Parents say drama classes help improve the self esteem of their children.
Play puts children on right lines
DUBAI // As seven-year-old Kaylen Hashemian waits in the wings for the curtains to rise and the spotlight to cue his entry, he tries to ignore the butterflies in his stomach.
"My tummy feels ticklish, but it's a good ticklish," said Kaylen, moments before stepping on to the stage to perform as Harry Potter in a play organised by Kids Theatre Works! last weekend.
He learnt how to lose his inhibitions when he joined the theatre group in Dubai a few years ago.
"The first time it was scary, but I just drank some water to ease the nerves," he said.

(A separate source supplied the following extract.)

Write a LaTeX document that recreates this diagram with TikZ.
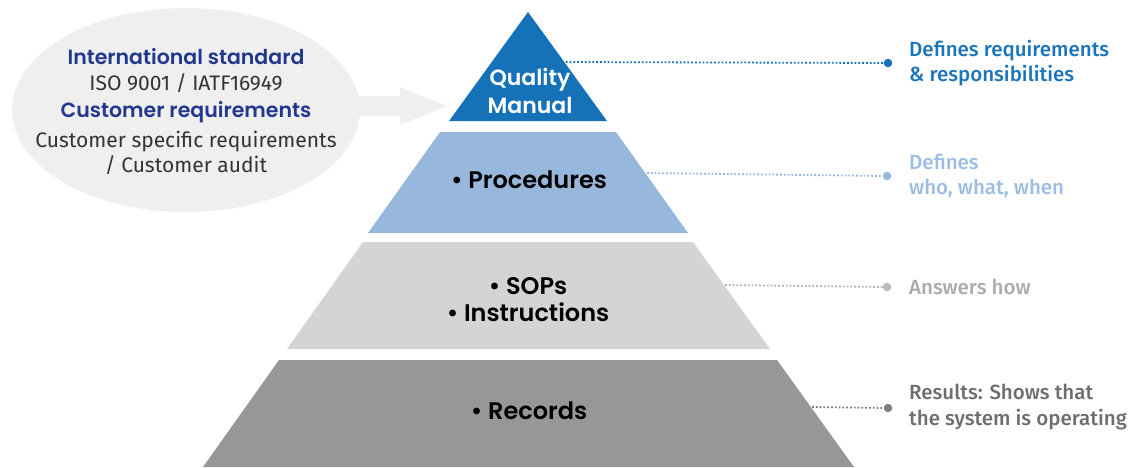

It's natural for children to struggle with self-esteem, but drama can boost their confidence, said Emily Madghchian, the founder of Kids Theatre Works!
"It's like a healing process, especially for children who find it hard in social settings," said Mrs Madghchian.

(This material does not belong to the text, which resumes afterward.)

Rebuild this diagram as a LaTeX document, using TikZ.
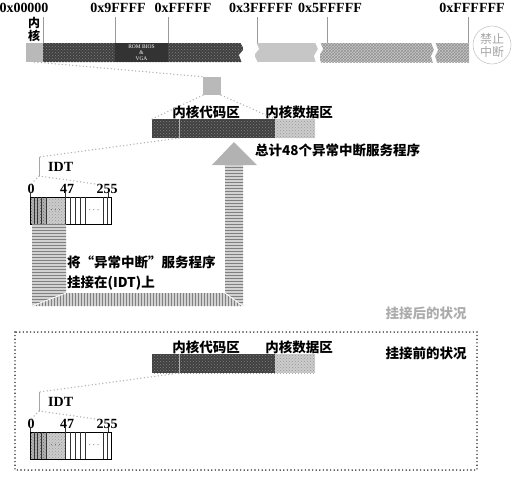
\documentclass[tikz,border=0pt]{standalone}
\usepackage{fontspec}
\setmainfont{Liberation Serif}
\newfontfamily\cjk{Noto Sans CJK SC}
\usetikzlibrary{patterns}
\usetikzlibrary{positioning}
\usetikzlibrary{calc}

\tikzset{
  seg/.style={inner sep=0pt, outer sep=0pt, anchor=north west, minimum height=19pt},
  darkhatch/.style={preaction={fill=black!75}, pattern=crosshatch dots, pattern color=black!50},
  lighthatch/.style={preaction={fill=gray!40}, pattern=crosshatch dots, pattern color=gray!80},
  midhatch/.style={preaction={fill=gray!45}, pattern=crosshatch, pattern color=gray!85},
  tabdark/.style={preaction={fill=gray!60}, pattern=crosshatch dots, pattern color=black!60},
  hexlabel/.style={font=\bfseries\fontsize{14}{14}\selectfont, inner sep=0pt},
  cnlabel/.style={font=\cjk\bfseries\fontsize{13.5}{15}\selectfont, inner sep=0pt},
  addrtick/.style={gray!80, line width=0.7pt},
  dotline/.style={gray!60, line width=1.5pt, dash pattern=on 0pt off 3.5pt, line cap=round},
  boxdots/.style={black!85, line width=1.6pt, dash pattern=on 0pt off 3.6pt, line cap=round},
  cellline/.style={black!80, line width=0.5pt},
  legv/.style={preaction={fill=gray!35}, pattern=horizontal lines, pattern color=gray},
  legh/.style={preaction={fill=gray!35}, pattern=vertical lines, pattern color=gray},
}

\begin{document}
\begin{tikzpicture}[x=1pt, y=-1pt]
    \useasboundingbox (0,0) rectangle (520,477);

    % address labels and ticks
    \node[hexlabel] (a0)  at (24,8)  {0x00000};
    \node[hexlabel] (a9)  at (118,8) {0x9FFFF};
    \node[hexlabel] (aF)  at (183,8) {0xFFFFF};
    \node[hexlabel] (a3)  at (261,8) {0x3FFFFF};
    \node[hexlabel] (a5)  at (330,8) {0x5FFFFF};
    \node[hexlabel] (aFF) at (472,8) {0xFFFFFF};
    \foreach \tx in {43,115,168,257,327,468}
        \draw[addrtick] (\tx,17) -- (\tx,43);

    % memory bar
    \node[seg, minimum width=17pt, fill=gray!55] (kern) at (26,43) {};
    \node[seg, minimum width=200pt, darkhatch] (low) at (43,43) {};
    \node[seg, minimum width=53pt, fill=black!80, text=white, align=center,
          font=\fontsize{5.5}{6}\selectfont] (rom) at (115,43) {ROM BIOS\\\&\\VGA};
    \node[seg, minimum width=64pt, fill=gray!45] (ext1) at (255,43) {};
    \node[seg, minimum width=113pt, midhatch] (ext2) at (320,43) {};
    \node[seg, minimum width=36pt, midhatch] (ext3) at (433,43) {};
    \fill[white] (240,42) -- (244,49) -- (239,55) -- (242,63) -- (258,63) -- (254,55) -- (259,49) -- (256,42) -- cycle;
    \fill[white] (315,42) -- (318,49) -- (314,56) -- (316,63) -- (321,63) -- (319,56) -- (323,49) -- (320,42) -- cycle;
    \fill[white] (431,42) -- (434,50) -- (431,56) -- (433,63) -- (437,63) -- (435,56) -- (438,50) -- (435,42) -- cycle;
    \node[font=\cjk\bfseries\fontsize{12}{13}\selectfont, align=center, inner sep=0pt] (kernlbl) at (34,29) {内\\核};
    \node[circle, draw=gray!60, minimum size=38pt, inner sep=0pt, align=center, text=gray!70,
          font=\cjk\fontsize{12}{13}\selectfont] (nointr) at (492,45) {禁止\\中断};

    % kernel zoom
    \node[fill=gray!55, minimum size=18pt, inner sep=0pt] (ksq) at (212,86) {};
    \draw[dotline] (kern.south) -- (ksq.north west);

    \foreach \g/\dy in {up/0, dn/235} {
    \begin{scope}[shift={(0,\dy)}]
        \node[seg, minimum width=123pt, darkhatch] (code\g) at (152,119) {};
        \node[seg, minimum width=40pt, lighthatch] (data\g) at (275,119) {};
        \draw[gray!60] (179,119) -- (179,138);
        \node[cnlabel] (codelbl\g) at (206,112) {内核代码区};
        \node[cnlabel] (datalbl\g) at (299,112) {内核数据区};
        \coordinate (idtsrc\g) at (179,138);
        \coordinate (idttop\g) at (39,157);
        \coordinate (idtbot\g) at (39,176);
        \draw[dotline] (idtsrc\g) -- (idttop\g);
        \draw[gray!70, line width=0.8pt] (idttop\g) -- (idtbot\g);
        \node[hexlabel, anchor=west] (idt\g) at (48,167) {IDT};

        % IDT table
        \node[hexlabel] (i0\g)   at (31,189)  {0};
        \node[hexlabel] (i47\g)  at (67,189)  {47};
        \node[hexlabel] (i255\g) at (107,189) {255};
        \draw[dotline] (idtbot\g) -- (i0\g.north);
        \draw[dotline] (idtbot\g) -- (i255\g.north west);
        \node[seg, minimum width=16pt, minimum height=27pt, tabdark] (idtexc\g) at (30,197) {};
        \node[seg, minimum width=19pt, minimum height=27pt, lighthatch, font=\small] (idtmid\g) at (46,197) {$\cdots$};
        \node[seg, minimum width=81pt, minimum height=27pt, draw, line width=0.6pt] (idttab\g) at (30,197) {};
        \foreach \cx in {34,37,41,46,65,70,75,80,85,103,107}
            \draw[cellline] (\cx,197) -- (\cx,224);
        \node[font=\small, inner sep=0pt] (idtdots\g) at (94,210.5) {$\cdots$};
        \foreach \cx in {30,65,108}
            \draw[cellline] (\cx,192) -- (\cx,197);
    \end{scope}
    }
    \draw[dotline] (ksq.south west) -- (codeup.north west);
    \draw[dotline] (ksq.south east) -- (codeup.north east);

    % hook arrow
    \path[legv] (32,224) -- (66,224) -- (66,293) -- (32,306) -- cycle;
    \path[legh] (32,306) -- (66,293) -- (225,293) -- (243,306) -- cycle;
    \path[legv] (225,293) -- (243,306) -- (243,165) -- (225,165) -- cycle;
    \fill[gray!60] (212,165) -- (234,142) -- (257,165) -- cycle;
    \draw[white, line width=0.8pt] (32,306) -- (66,293) (225,293) -- (243,306);

    \node[cnlabel, anchor=west] (hook1) at (67,262) {将“异常中断”服务程序};
    \node[cnlabel, anchor=west] (hook2) at (67,283) {挂接在(IDT)上};
    \node[cnlabel, anchor=west] (total) at (255,150) {总计48个异常中断服务程序};

    % states
    \node[cnlabel, text=gray!65] (after) at (426,313) {挂接后的状况};
    \draw[boxdots] (15,332) rectangle (477,470);
    \node[cnlabel] (before) at (426,353) {挂接前的状况};
\end{tikzpicture}
\end{document}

"Theatre opens them up to life- skills which cannot be taught through mathematics and science books: those of resilience, risk-taking and empathy."
She said she has seen children walk into her classes timid and walk out ready to take on the world.

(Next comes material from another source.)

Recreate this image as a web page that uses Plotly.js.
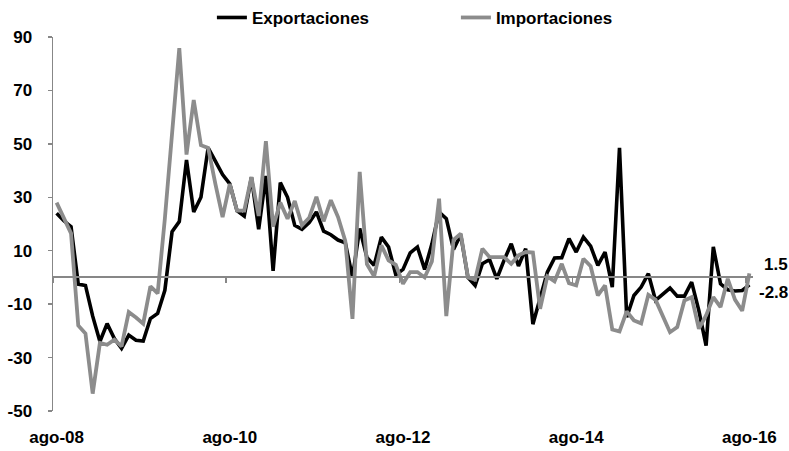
<!DOCTYPE html>
<html>
<head>
<meta charset="utf-8">
<script src="https://cdn.plot.ly/plotly-3.0.1.min.js"></script>
<style>
  html, body { margin: 0; padding: 0; background: #fff; }
  #chart { width: 789px; height: 451px; }
</style>
</head>
<body>
<div id="chart"></div>
<script>
// Monthly series, ago-08 .. ago-16 (annual % change)
const monthNames = ['ene','feb','mar','abr','may','jun','jul','ago','sep','oct','nov','dic'];
const startYear = 2008, startMonth = 7, nMonths = 97;

const exportaciones = [
  24, 21.2, 19, -2.5, -3, -14.5, -24, -17.3, -22.9, -26.6,
  -21.6, -23.5, -23.8, -15.4, -13.5, -4.8, 17.1, 20.9, 44, 24.5,
  30, 48.5, 43.5, 38.5, 35, 25, 23, 37.5, 18, 38,
  2.5, 35.5, 30, 19.5, 18, 20.5, 24.5, 17.3, 16, 14,
  13, 0, 18.3, 7.5, 4.5, 15.1, 11.4, 1, 3, 9.2,
  11.4, 3, 12.5, 24.5, 22, 10.5, 16, 0, -3, 5.1,
  6.7, -0.5, 6.4, 12.6, 4.3, 10.75, -17.5, -8, 2, 7.3,
  7.4, 14.5, 9.5, 15.1, 11.7, 4.5, 9.5, -3.6, 48.5, -14.9,
  -6.75, -3.6, 1.4, -8.6, -6.1, -4, -7, -7, -1.75, -12.4,
  -25.5, 11.4, -2.4, -4.6, -5.1, -4.9, -2.8
];

const importaciones = [
  28, 22.5, 16.5, -18, -21, -43.5, -24.5, -25.2, -23.3, -25.8,
  -13, -15, -17.3, -3.3, -6, 22, 53, 85.8, 46, 66.4,
  49.5, 48.5, 35, 22.6, 35, 25, 25, 37.6, 23, 51,
  19, 28, 22, 28.6, 19.5, 22.3, 30.2, 21, 28.9, 22.6,
  13.7, -15.5, 39.5, 5, 0.4, 12, 6.4, 4.7, -2.4, 2,
  2, 0, 6, 29.5, -14.5, 14, 16.4, 0, -0.8, 10.75,
  7.6, 7.6, 7.6, 5.1, 8.25, 9.5, 9.3, -11.75, 0.4, -1.5,
  5.1, -2.2, -3, 7, 4.2, -6.75, -3, -19.5, -20.2, -12.7,
  -16.1, -17.2, -6.5, -8.4, -14.2, -20.5, -18.6, -8.6, -7.4, -19.2,
  -14.2, -7.4, -11.1, -0.5, -8.3, -12.5, 1.5
];

const xTickLabels = ['ago-08', 'ago-10', 'ago-12', 'ago-14', 'ago-16'];
const yTickValues = [-50, -30, -10, 10, 30, 50, 70, 90];

const months = [];
for (let k = 0; k < nMonths; k++) {
  const m = (startMonth + k) % 12;
  const y = startYear + Math.floor((startMonth + k) / 12);
  months.push(monthNames[m] + '-' + String(y % 100).padStart(2, '0'));
}

const FONT = 'Liberation Sans, Arial, sans-serif';
const AXIS_GRAY = '#878787';
const SERIES_GRAY = '#8c8c8c';
const xRange = [-0.5, nMonths - 0.5];

const traces = [
  {
    x: months, y: exportaciones, name: 'Exportaciones', type: 'scatter', mode: 'lines',
    line: { color: '#000000', width: 3.6 }, xaxis: 'x', yaxis: 'y', hoverinfo: 'skip'
  },
  {
    x: months, y: importaciones, name: 'Importaciones', type: 'scatter', mode: 'lines',
    line: { color: SERIES_GRAY, width: 3.8 }, xaxis: 'x2', yaxis: 'y', hoverinfo: 'skip'
  }
];

const lastExp = exportaciones[exportaciones.length - 1];
const lastImp = importaciones[importaciones.length - 1];
const lastMonth = months[months.length - 1];

const layout = {
  width: 789, height: 451,
  margin: { l: 53, r: 36, t: 37, b: 40, autoexpand: false },
  paper_bgcolor: '#ffffff', plot_bgcolor: '#ffffff',
  font: { family: FONT, size: 17, color: '#000000', weight: 'bold' },
  showlegend: true,
  legend: {
    orientation: 'h', x: 0.227, xanchor: 'left', y: 1.051, yanchor: 'middle',
    font: { family: FONT, size: 17, color: '#000000', weight: 'bold' },
    entrywidth: 199, entrywidthmode: 'pixels', bgcolor: 'rgba(0,0,0,0)'
  },
  xaxis: {
    type: 'category', range: xRange, categoryorder: 'array', categoryarray: months,
    tickmode: 'array', tickvals: xTickLabels, ticktext: xTickLabels,
    showline: false, ticks: '', showgrid: false, zeroline: false,
    ticklabelstandoff: 14,
    tickfont: { family: FONT, size: 17, color: '#000000', weight: 'bold' },
    fixedrange: true
  },
  xaxis2: {
    type: 'category', range: xRange, categoryorder: 'array', categoryarray: months,
    overlaying: 'x', anchor: 'free', position: 50 / 140,
    showline: true, linecolor: AXIS_GRAY, linewidth: 2,
    tickmode: 'linear', tick0: 0, dtick: 24, tickson: 'boundaries',
    ticks: 'outside', ticklen: 5, tickwidth: 1.5, tickcolor: AXIS_GRAY,
    showticklabels: false, showgrid: false, zeroline: false, fixedrange: true
  },
  yaxis: {
    range: [-50, 90], tickmode: 'array', tickvals: yTickValues,
    ticktext: yTickValues.map(String),
    showline: true, linecolor: AXIS_GRAY, linewidth: 1.5,
    ticks: 'outside', ticklen: 4, tickwidth: 1.5, tickcolor: AXIS_GRAY,
    showgrid: false, zeroline: false, ticklabelstandoff: 12,
    tickfont: { family: FONT, size: 17, color: '#000000', weight: 'bold' },
    fixedrange: true
  },
  annotations: [
    {
      x: lastMonth, y: lastImp, xref: 'x', yref: 'y', text: String(lastImp),
      showarrow: false, xanchor: 'right', yanchor: 'middle', xshift: 41, yshift: 9,
      font: { family: FONT, size: 17, color: '#000000', weight: 'bold' }
    },
    {
      x: lastMonth, y: lastExp, xref: 'x', yref: 'y', text: String(lastExp),
      showarrow: false, xanchor: 'right', yanchor: 'middle', xshift: 41, yshift: -8,
      font: { family: FONT, size: 17, color: '#000000', weight: 'bold' }
    }
  ]
};

Plotly.newPlot('chart', traces, layout, { staticPlot: true, displayModeBar: false });
</script>
</body>
</html>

"Some of them cannot even speak or look at you," she said. "But in a year, they are transformed."
Which is why, she believes, parents are starting to enrol their toddlers early to give them a voice by bringing out the actor inside.
Tiffany Schultz, the marketing manager of Drama Dubai, which organises adult and school workshops, said drama forces people out of their comfort zones.
"They have to let go, use their imagination and not be self conscious during various improvisation games," she said.
"But it's easier because you are in a supportive group environment where everyone is in the same boat - a bit nervous and excited."
The actors take the lead and don't just get a script, but are involved in developing it.
"The whole idea is to tap into their ingenuity and make them responsible," said Ms Madghchian, who has 400 children in her classes for three to 18-year-olds.
Nine-year-old Sophie Gatward played Mary Lennox, a character from the novel The Secret Garden, and had to interact with Harry Potter in the play Forget Me Not, put together by 15 youngsters of the theatre group with the help of Haley Doyle, their instructor at the Dubai Community Theatre and Arts Centre (Ductac) recently.
"We decided on the book characters we wanted to play, and experimented with being them and talking like them to see how they would communicate," said Sophie about the play that portrayed the children's misery over the closure of libraries in the UK.
Ms Doyle, who wrote the script, said acting is an outlet of expression and one that pushes boundaries.
"Working with kids is the most inspiring process as their ideas and enthusiasm just rub off on you," she said.
She believes any child can take up acting as "newcomers mingle with the experienced bunch and feed off each other's potential".
Raquel Barros, mother of 11-year-old Luisa who played Winnie the Pooh, has seen her daughter come out of her shell since the classes began.
"She was never an outspoken child, doing her own thing," said Ms Barros.
"This exposure and her time with the other children had helped her confidence grow."
For Nadecheda Justens, her child's heightened language skills and creativity is what makes the weekly drama lessons worthwhile.
"She likes anything to do with languages so this is a good place to further her passion," said Ms Justens, whose daughter Floortje, 10, was performing for the first time.
Mrs Madghchian said many parents also seek drama classes when they find their children struggling at school.
"A mother got in touch with me about her daughter who was having trouble at school and had anger issues. We have started involving her in various aspects of the shows," she said.
"She will continue to come to us and I am sure eventually theatre will communicate to her and she will blossom."